Before the disintegration of OV-102 Columbia highlighted the dangers of atmospheric re-entry, it had seemingly become almost routine; the Columbia Accident Investigation Board noted that NASA had a zero impact specification even though it recorded a multitude of thermal protection system (TPS) strikes by debris in every mission. Unfortunately, a piece of foam insulation fell off the External Tank and impacted the reinforced carbon-carbon leading edge of Columbia’s wing, allowing the heat of re-entry to penetrate into the wing and cause it to fail. Since we had never suffered a catastrophic failure in this environment, the situation was assumed to be acceptable. Now, at great cost, we know better.

What exactly makes re-entry so difficult?

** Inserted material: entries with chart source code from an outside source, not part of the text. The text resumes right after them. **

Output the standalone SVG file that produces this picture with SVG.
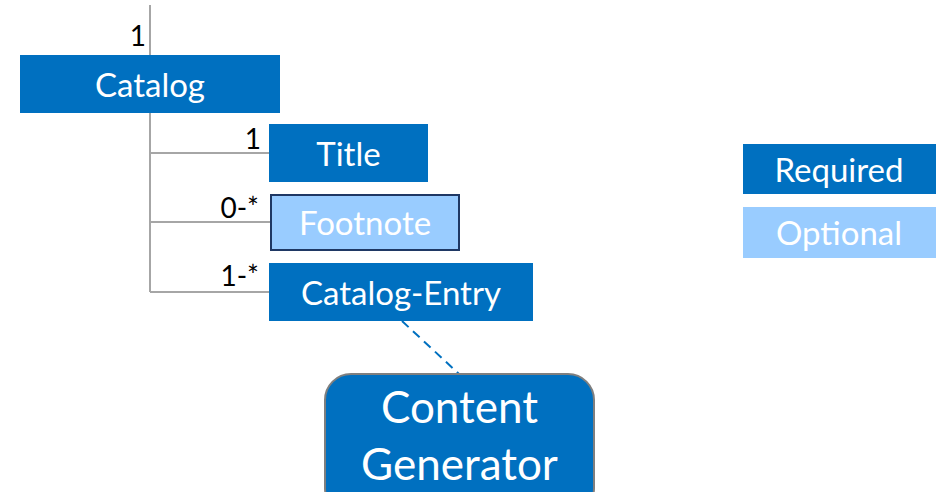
<svg xmlns="http://www.w3.org/2000/svg" width="936" height="492" viewBox="0 0 936 492">
<style>
.req{fill:#0070C0;}
.opt{fill:#99CCFF;}
.t{font-family:Lato,"Liberation Sans",sans-serif;fill:#fff;text-anchor:middle;}
.m{font-family:Lato,"Liberation Sans",sans-serif;fill:#000;font-size:28px;text-anchor:end;}
.ln{stroke:#A6A6A6;stroke-width:2;fill:none;}
</style>
<rect width="936" height="492" fill="#fff"/>
<g id="connectors">
<path class="ln" d="M150 5V55M150 113V292M150 153H269M150 222H270M150 292H269"/>
<line x1="402" y1="321" x2="459" y2="374" stroke="#0070C0" stroke-width="2" stroke-dasharray="9,6"/>
<text class="m" x="146" y="46">1</text>
<text class="m" x="261" y="149">1</text>
<text class="m" x="259" y="218">0-*</text>
<text class="m" x="259" y="286">1-*</text>
</g>
<g id="catalog"><rect class="req" x="20" y="55" width="260" height="58"/><text class="t" x="150" y="97" font-size="33">Catalog</text></g>
<g id="title"><rect class="req" x="269" y="124" width="159" height="58"/><text class="t" x="348.5" y="166" font-size="33">Title</text></g>
<g id="footnote"><rect class="opt" x="271" y="195" width="188" height="55" stroke="#1F3864" stroke-width="2"/><text class="t" x="365" y="235" font-size="33">Footnote</text></g>
<g id="catalog-entry"><rect class="req" x="269" y="263" width="264" height="58"/><text class="t" x="401" y="305" font-size="33">Catalog-Entry</text></g>
<g id="content-generator"><rect class="req" x="325" y="374" width="269" height="140" rx="26" stroke="#7F7F7F" stroke-width="2"/><text class="t" x="459.5" y="423" font-size="44">Content</text><text class="t" x="459.5" y="480" font-size="44">Generator</text></g>
<g id="legend-required"><rect class="req" x="743" y="144" width="193" height="50"/><text class="t" x="839" y="182" font-size="33">Required</text></g>
<g id="legend-optional"><rect class="opt" x="743" y="207" width="193" height="51"/><text class="t" x="839" y="245" font-size="33">Optional</text></g>
</svg>
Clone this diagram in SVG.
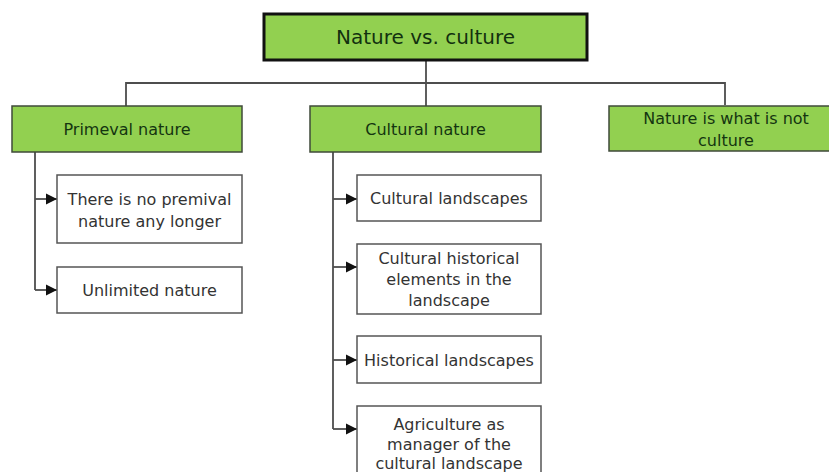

Dissipating kinetic energy

For any given orbital altitude, there is a specific velocity required to maintain that orbit. For a standard Space Shuttle LEO (Low-Earth Orbit) profile, the orbital velocity is around 17,500 mph (about 7823 m/s). The landing speed of the Shuttle is around 225 mph or 100 m/s (this velocity is even lower for reentry capsules, for obvious reasons). Given that kinetic energy equals ½*m*v^2, that equates to a factor of 60 difference between the two energy states. Somehow, a reentry vehicle needs to bleed off that excess energy. Enough fuel could be carried for a fully powered reentry, but that would be prohibitive from a mass standpoint and would still require you to kill all of your forward velocity to land. Given our available options, aerobraking, using the atmosphere to slow down was the natural choice. (The Delta Clipper, or DC-X, had it been built, would have been an exception to the rule, since it was to land vertically.)

Aerodynamic effects

From an aerodynamic standpoint, a vehicle can be blunt (a ballistic reentry vehicle, or R/V, like the Apollo capsule) or generate lift (like the shuttle). The first benefits from the strong shockwave it generates - this insulates it from the high-temperature airstream to a degree. The corresponding disadvantage is that it decelerates much more strongly, especially in the lower, denser parts of the atmosphere, though it requires less time to reenter. The lifting body slows down much more gradually by shifting its deceleration into the upper atmosphere.

Thermal effects

With either approach, you have to deal with the thermal consequences of your choice. Since the ballistic R/V gets to the ground faster, it’s also bleeding off kinetic energy faster, which results in correspondingly higher peak temperatures. The lifting R/V spends more time bleeding energy off in the upper atmosphere, so its peak heating is potentially lower. However, the total amount of heat absorbed can end up being higher. Furthermore, peak temperature and the sharpness of a surface are related, since the sharp edge doesn’t build up that insulating buffer of air that the ballistic R/V does. As a result, temperatures along the nose and leading edge of the lifting R/V can become very high (up to 2400 degrees F in the case of the Shuttle, and neither its leading edge nor its nose are particularly sharp). Constructing materials and structures that can withstand such temperatures is quite a challenge; making them durable and impact-resistant is an even greater challenge.